I talk for a while to these detectives, about graveyard dirt. How to identify it. How the graveyard size and shape fluctuated over time. How, when they made the new road, they dug a foot or so down, took the bones they found, and then stopped. How the ground was filled with bodies for meters around.
Somehow, I do not get arrested.
As the detectives are going to leave, to take all they’d learned back to hq, I say, “look, I know nobody is confirming you’ve found bones. But I know it’s bones, and you know it’s bones, and you know that I know it’s bones.”
And they say “…yes.”
And so I say to the detectives “look, I know it’s a weird question, but when you’ve confirmed they’re old graveyard bones, not murder bones, can we have them back?”
And the detectives say “… We’ve never been asked that before…”
I say to the police that it’s important to us, to have the bones back. That whoever they belonged to wanted to be buried, here, at this church. That even though time separates us, time is nothing to God, and they are still part of our community. I say we want to bring them home. To rebury them.
I say there’s church law, and other considerations, of course, but that, all that aside… It’s the right thing to do.
The police promise to ask and let me know.
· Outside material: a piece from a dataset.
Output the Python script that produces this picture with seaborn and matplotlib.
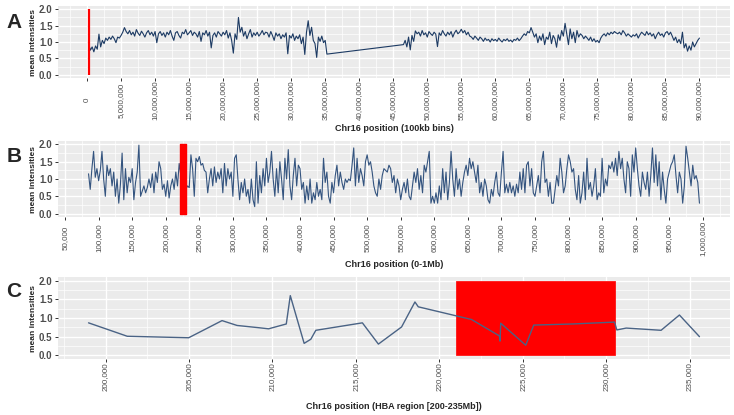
import numpy as np
import pandas as pd
import seaborn as sns
import matplotlib.pyplot as plt

sns.set_style("darkgrid", {"axes.facecolor": "#EBEBEB", "grid.color": "white"})
plt.rcParams["font.family"] = ["Liberation Sans", "DejaVu Sans"]

# HBA region (bp), drawn in red on every panel
hba_region = [221000, 230500]

# Panel A: whole chr16, 100kb bins (sampled every 250kb), gap at the centromere
a_pos_left = np.arange(0.25, 35.26, 0.25) * 1e6
a_val_left = [
    0.92, 0.75, 0.85, 0.70, 0.88, 0.78, 1.24, 0.85, 1.05, 0.95, 1.12, 1.05, 1.15, 1.08, 1.18, 1.10, 0.98, 1.15, 1.12, 1.20,
    1.30, 1.44, 1.32, 1.25, 1.35, 1.22, 1.30, 1.18, 1.38, 1.27, 1.20, 1.33, 1.25, 1.15, 1.28, 1.35, 1.22, 1.30, 1.18, 1.32,
    0.98, 1.25, 1.32, 1.20, 1.28, 1.15, 1.30, 1.22, 1.35, 1.18, 1.05, 1.28, 1.32, 1.20, 1.12, 1.30, 1.25, 1.38, 1.22, 1.28,
    1.35, 1.20, 1.30, 1.25, 1.15, 1.32, 1.02, 1.28, 1.22, 1.35, 1.18, 1.30, 0.82, 1.20, 1.28, 1.15, 1.32, 1.25, 1.18, 1.30,
    1.22, 1.35, 1.12, 1.28, 1.05, 0.66, 1.25, 1.08, 1.75, 1.30, 1.45, 1.18, 1.32, 1.10, 1.25, 1.38, 1.15, 1.28, 1.20, 1.30,
    1.18, 1.25, 1.35, 1.22, 1.30, 1.28, 1.15, 1.32, 1.20, 1.05, 1.28, 1.18, 1.25, 1.10, 1.22, 1.15, 1.28, 0.64, 1.20, 1.12,
    1.25, 1.05, 1.18, 1.10, 1.22, 0.95, 1.15, 0.62, 1.30, 1.65, 1.20, 1.45, 1.05, 0.95, 0.53, 1.15, 1.02, 1.18, 0.98, 1.05,
    0.63,
]
a_pos_right = np.arange(46.5, 90.01, 0.25) * 1e6
a_val_right = [
    0.92, 1.05, 0.85, 1.15, 0.76, 1.20, 1.02, 1.34, 1.25, 1.30, 1.18, 1.35, 1.22, 1.28, 1.15, 1.32, 1.25, 1.20, 1.30, 1.24,
    0.86, 1.28, 1.20, 1.35, 1.25, 1.18, 1.30, 1.22, 1.32, 1.15, 1.28, 1.36, 1.25, 1.30, 1.39, 1.28, 1.35, 1.22, 1.30, 1.18,
    1.15, 1.08, 1.18, 1.12, 1.05, 1.15, 1.10, 1.02, 1.12, 1.05, 1.08, 1.00, 1.10, 1.04, 1.08, 1.02, 1.12, 1.05, 1.00, 1.08,
    1.04, 1.10, 1.02, 1.06, 1.00, 1.08, 1.05, 1.12, 1.04, 1.10, 1.18, 1.25, 1.20, 1.32, 1.28, 1.44, 1.30, 1.15, 1.25, 0.98,
    1.18, 1.05, 1.25, 0.92, 1.15, 1.08, 1.30, 0.95, 1.20, 1.10, 0.84, 1.22, 1.05, 1.35, 1.18, 1.57, 1.25, 0.92, 1.40, 1.10,
    1.30, 0.98, 1.35, 1.15, 1.25, 1.20, 1.10, 1.18, 1.12, 1.05, 1.15, 1.02, 1.10, 1.00, 1.05, 0.98, 1.12, 1.20, 1.25, 1.18,
    1.28, 1.22, 1.30, 1.25, 1.32, 1.28, 1.25, 1.30, 1.22, 1.35, 1.28, 1.18, 1.25, 1.20, 1.15, 1.22, 1.18, 1.25, 1.12, 1.22,
    1.30, 1.25, 1.20, 1.32, 1.22, 1.28, 1.18, 1.25, 1.10, 1.22, 1.30, 1.20, 1.25, 1.15, 1.28, 1.32, 1.22, 1.30, 1.18, 1.05,
    1.15, 0.98, 1.08, 0.95, 1.30, 0.82, 0.95, 0.72, 0.88, 0.75, 1.00, 0.85, 0.95, 1.05, 1.12,
]

# Panel B: first 1Mb (sampled every 2.5kb)
b_pos = np.arange(85000, 995001, 2500)
b_val = [
    1.15, 0.70, 1.30, 1.80, 1.05, 1.30, 0.95, 1.25, 1.80, 1.00, 0.50, 1.40, 1.10, 1.30, 0.80, 1.20, 0.50, 1.00, 0.30, 0.85,
    1.75, 0.40, 1.30, 0.60, 1.05, 0.90, 1.30, 0.40, 0.90, 1.20, 1.98, 0.50, 0.65, 0.80, 0.60, 0.75, 1.00, 0.75, 1.15, 0.60,
    1.20, 0.90, 1.50, 1.30, 0.70, 0.85, 0.50, 0.95, 0.45, 0.80, 1.00, 0.70, 1.20, 0.80, 1.45, 1.10, 0.90, 1.20, 0.70, 0.80,
    0.75, 1.70, 1.30, 0.50, 1.60, 1.50, 1.65, 1.40, 1.45, 1.25, 1.20, 0.60, 1.00, 1.30, 0.80, 1.35, 0.90, 1.20, 1.00, 1.30,
    0.60, 1.45, 0.80, 1.30, 1.00, 1.20, 0.50, 1.60, 1.70, 1.00, 0.40, 0.90, 0.60, 1.00, 0.50, 0.70, 0.30, 1.00, 0.40, 0.20,
    1.50, 0.30, 1.10, 0.60, 1.30, 0.80, 1.60, 0.90, 1.20, 1.80, 1.00, 0.50, 1.30, 0.60, 1.50, 1.00, 0.40, 1.60, 1.00, 1.85,
    0.80, 0.40, 1.10, 1.60, 0.80, 1.40, 1.30, 0.70, 0.90, 0.30, 0.80, 0.40, 1.00, 0.30, 0.60, 0.40, 0.90, 0.50, 0.70, 0.40,
    1.60, 0.90, 1.20, 0.50, 0.30, 0.90, 0.60, 1.10, 1.40, 0.80, 1.20, 0.90, 0.70, 1.00, 0.90, 1.00, 0.95, 1.40, 1.90, 0.80,
    1.60, 0.90, 1.30, 1.10, 0.80, 1.50, 1.70, 1.40, 1.50, 1.20, 0.80, 0.60, 0.50, 1.00, 0.70, 1.10, 1.30, 1.25, 1.20, 1.40,
    1.30, 0.90, 1.10, 0.60, 1.00, 0.80, 0.40, 0.70, 0.90, 0.60, 1.00, 0.50, 0.40, 0.80, 1.20, 0.90, 1.30, 0.70, 1.10, 0.60,
    1.40, 1.20, 1.50, 1.80, 0.30, 0.50, 0.30, 0.60, 0.30, 0.80, 0.40, 1.30, 0.60, 1.20, 0.40, 0.90, 1.80, 1.00, 0.50, 1.30,
    0.70, 1.00, 0.50, 0.90, 1.20, 1.40, 1.10, 1.60, 1.30, 1.50, 1.20, 0.90, 1.40, 0.60, 0.90, 0.50, 1.00, 0.80, 0.40, 0.30,
    0.70, 0.50, 0.90, 1.20, 0.60, 0.50, 1.20, 1.80, 0.60, 0.85, 0.60, 0.90, 0.60, 0.80, 0.50, 0.85, 0.60, 1.20, 0.70, 1.30,
    0.60, 1.40, 1.50, 0.80, 1.30, 0.60, 0.50, 0.80, 1.10, 0.60, 1.50, 1.80, 0.90, 1.00, 0.50, 0.90, 0.30, 0.30, 0.70, 1.10,
    0.80, 1.60, 1.20, 0.60, 0.80, 1.30, 1.70, 1.50, 1.20, 1.30, 0.70, 0.40, 1.10, 0.30, 0.60, 1.20, 0.40, 1.60, 0.70, 0.90,
    0.50, 0.80, 1.30, 0.40, 0.60, 0.50, 1.60, 0.60, 1.00, 0.80, 1.40, 1.30, 1.50, 1.20, 1.60, 1.10, 1.80, 1.30, 1.60, 1.00,
    0.60, 1.50, 1.30, 0.50, 1.70, 1.20, 1.90, 1.30, 0.80, 0.50, 1.20, 0.90, 0.70, 1.20, 0.50, 1.10, 1.90, 0.90, 1.70, 0.80,
    1.50, 0.40, 1.20, 0.70, 0.30, 1.00, 1.20, 1.40, 1.50, 1.70, 1.10, 0.60, 1.20, 1.00, 0.30, 0.80, 1.95, 1.60, 1.20, 0.80,
    1.40, 1.00, 1.10, 0.90, 0.30,
]

# Panel C: HBA region probes
c_pos = [198980, 201300, 204980, 206980, 207880, 209170, 209770, 210830, 211070, 211900,
         212300, 212600, 215390, 216350, 217740, 218540, 218740, 221930, 223600, 223640,
         223680, 225180, 225660, 228010, 230500, 230640, 231200, 233290, 234390, 235590]
c_val = [0.87, 0.51, 0.47, 0.93, 0.80, 0.74, 0.71, 0.84, 1.60, 0.32,
         0.43, 0.67, 0.87, 0.30, 0.76, 1.43, 1.30, 0.96, 0.52, 0.38,
         0.86, 0.27, 0.81, 0.84, 0.89, 0.68, 0.73, 0.67, 1.08, 0.50]

df_a = pd.DataFrame({"pos": np.concatenate([a_pos_left, a_pos_right]),
                     "val": a_val_left + a_val_right})
df_b = pd.DataFrame({"pos": b_pos, "val": b_val})
df_c = pd.DataFrame({"pos": c_pos, "val": c_val})

W, H = 734, 415
fig = plt.figure(figsize=(W / 100, H / 100), dpi=100)

def box(left, top, right, bottom):
    return [left / W, 1 - bottom / H, (right - left) / W, (bottom - top) / H]

ax_a = fig.add_axes(box(58, 6, 730, 78))
ax_b = fig.add_axes(box(58, 141, 730, 217))
ax_c = fig.add_axes(box(58, 277, 730, 359))

# A
sns.lineplot(data=df_a, x="pos", y="val", ax=ax_a, color="#1c3a63", linewidth=0.8, estimator=None)
ax_a.fill_between(hba_region, 0, 2, facecolor="red", edgecolor="red", linewidth=1.6, zorder=3)

# B
sns.lineplot(data=df_b, x="pos", y="val", ax=ax_b, color="#34547f", linewidth=0.8, estimator=None)
ax_b.fill_between(hba_region, 0, 2, facecolor="red", edgecolor="red", linewidth=1.0, zorder=3)

# C
ax_c.fill_between(hba_region, 0, 2, facecolor="red", edgecolor="red", linewidth=0.5, zorder=1)
sns.lineplot(data=df_c, x="pos", y="val", ax=ax_c, color="#4a6385", linewidth=1.0, estimator=None, zorder=3)

panels = [
    (ax_a, np.arange(0, 90000001, 5000000), 2500000, "Chr16 position (100kb bins)", -0.64, "A", 22, 13.3),
    (ax_b, np.arange(50000, 1000001, 50000), 25000, "Chr16 position (0-1Mb)", -0.56, "B", 156, 12.6),
    (ax_c, np.arange(200000, 235001, 5000), 2500, "Chr16 position (HBA region [200-235Mb])", -0.52, "C", 291, 10.5),
]

for ax, xmaj, half, xlabel, label_y, letter, letter_y, tpad in panels:
    xmin, xmax = ax.get_xlim()
    ax.set_xticks(xmaj)
    ax.set_xticklabels([f"{int(v):,}" for v in xmaj], rotation=90, fontsize=5.8,
                       color="#4D4D4D", ha="center", va="center")
    ax.set_xticks(np.arange(xmaj[0] - half, xmaj[-1] + 2 * half, 2 * half), minor=True)
    ax.set_xlim(xmin, xmax)
    ax.set_ylim(-0.1, 2.1)
    ax.set_yticks([0, 0.5, 1.0, 1.5, 2.0])
    ax.set_yticklabels(["0.0", "0.5", "1.0", "1.5", "2.0"], fontsize=7, fontweight="bold", color="#4D4D4D")
    ax.set_yticks([0.25, 0.75, 1.25, 1.75], minor=True)
    ax.grid(which="major", color="white", linewidth=1.0)
    ax.grid(which="minor", color="white", linewidth=0.5)
    ax.tick_params(which="major", bottom=True, left=True, length=2.5, width=0.7, color="#333333", pad=1.5)
    ax.tick_params(axis="x", which="major", pad=tpad)
    ax.tick_params(which="minor", length=0)
    ax.set_xlabel(xlabel, fontsize=6.5, fontweight="bold")
    ax.xaxis.set_label_coords(0.5, label_y)
    ax.set_ylabel("mean intensities", fontsize=6, fontweight="bold")
    ax.yaxis.set_label_coords(-0.031, 0.5)
    for s in ax.spines.values():
        s.set_visible(False)
    fig.text(14 / W, 1 - letter_y / H, letter, fontsize=15, fontweight="bold", ha="center", va="center")

fig.savefig("out.png", dpi=100)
And they head off to continue their investigation.
For the rest of the day, a rotating cast of police officers visit the church. They say they’re doing “reassurance patrols”. I tell them that they’re more stressed than we are. That human bones are an everyday occurrence here, with our ancient graveyard. Then I offer each of them a cup of tea.
Finally they lift the scene. They decide, as we knew all along, that the human bones found inches from the wall of an ancient graveyard, were, in fact, graveyard bones, not murder bones.
I email the police, reiterating my desire to have the bones returned.
And they come back, offering to drop them off in about a week.
I arrange a meeting, and, standing in the garage in the drizzling rain, am handed a police evidence bag, full of human remains.
I ask the police if I have to sign for them? Show ID? Anything? After all… This is a person. They say… No.I take the bones inside. Kneel before the altar. Carefully open the evidence bag, lift out the skull, the femur. The vertebra. Still cold and damp from the earth. Most of the bones we find work their way to the surface, and so I’m shocked by how delicate these feel, wrenched from their resting place.
I gently wipe the mud and dirt from the bones. Wrap them in white linen. Place them in the wicker basket where we keep all the bones that escape our graveyard. Pray.One day soon, we’ll hold a service and rebury them. A priest will lead the service, and I will dig the hole, and we will lower these fragments of person back into the rich black earth, in this, the place they chose to be.
After all this disturbance, we will, once again, pray them to their rest.